Tokyo Honzome Chusen

Tokyo Honzome Chusen Tokyo Honzome Chusen

An exquisite texture made from gradations and blurs
The skills of Edo to dye boths sides of the fabric beautifully


What is Tokyo Honzome Chusen ?

Chusen is a dyeing technique to pour dye onto the fabric. By pouring dye onto layers of fabric from the top and bottom, both sides of the fabric are dyed beautifully so that there is no difference between the back side and front side. Fabrics dyed using this technique in the Kanto area are particularly called Tokyo Honzome Chusen.
Yukata (casual cotton kimonos) and tenugui (hand towels) are made using this technique, but the number of artisans and factories are decreasing. Chusen (dye pouring) is a technique unique to Japan. Using one stencil paper and dyeing in several colors by using resist glue is a dyeing technique that can only be seen in Japan. There is also a technique called bokashi zome where an experienced artisan uses two or more colors to create a gradation with exquisite balance.
As most of the processes are done by hand, no two pieces are the same. The unique textures made from delicate gradations and blurs that can only be made by an artisan's handwork is the charm of chusen.


Tokyo Honzome Chusen - History

Chusen is a traditional technique with a history of more than 150 years. It became widely popular in the Meiji period as a replacement of nagaita chugata which was the mainstream dyeing technique up to then.
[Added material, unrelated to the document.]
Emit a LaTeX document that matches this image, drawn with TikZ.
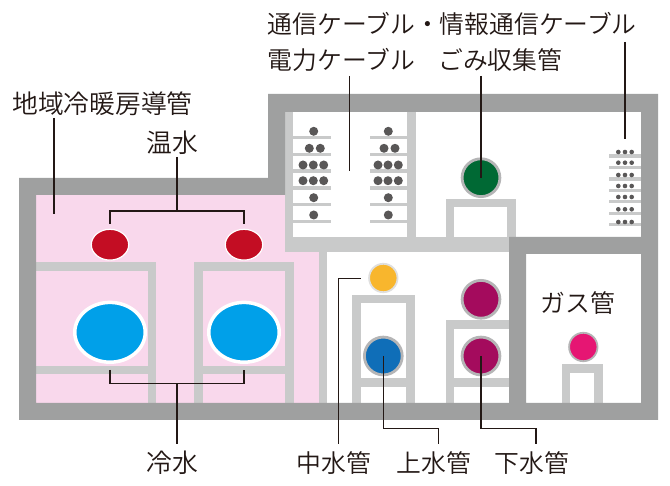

Chusen was a revolutionary technique as fabrics dyed on both sides could be produced in large quantities by contriving ways to use resist glue.
Chusen is a technique used all over Japan, but Tokyo is the main production area. One of the reasons for this is because there used to be a custom in Edo (current Tokyo) where people gave tenugui as gifts, and as tenugui were used regularly in daily life, people in Tokyo were familiar with dyed products.
The number of factories and the demand for chusen which once flourished is decreasing with the change of life style and advent of chemical fiber. Even so, chusen is being used not only for tenugui and yukata, but also for clothes and bags that match the modern life style, and the traditional techniques of chusen are being passed down to the next generation.

General Production Process

Tokyo Honzome Chusen - General Production Process

  1. 1. Softening the base fabric and drying The white base fabric is soaked in hot water to remove distortions to make dyeing easier and is dried in the sun.
  2. 2. Rolling up the fabric The fabric is straightened and made into rolls.
  3. 3. Preparing the glue and applying to the stencil paper Water and limestone powder is mixed into the resist glue made from glutinous rice. The stencil paper is stretched on the frame, the frame is placed on the fabric, and resist glue is applied with a spatula. The fabric is folded after the resist glue is applied and resist glue is applied on the next layer of fabric. This process is repeated.
  4. 4. Dyeing Dye is poured onto the surface with a kettle, and a compressor is used from the back side to draw the dye into the fabric . After one side is dyed, the fabric is turned over to dye the other side.
  5. 5. Washing and drying The resist glue and excess dye is washed away with water, and the fabric is dried in the sun.
  6. 6. Finishing After the fabric is dry, it is rolled up. Wrinkles are smoothed out using a roller, and the fabric is complete.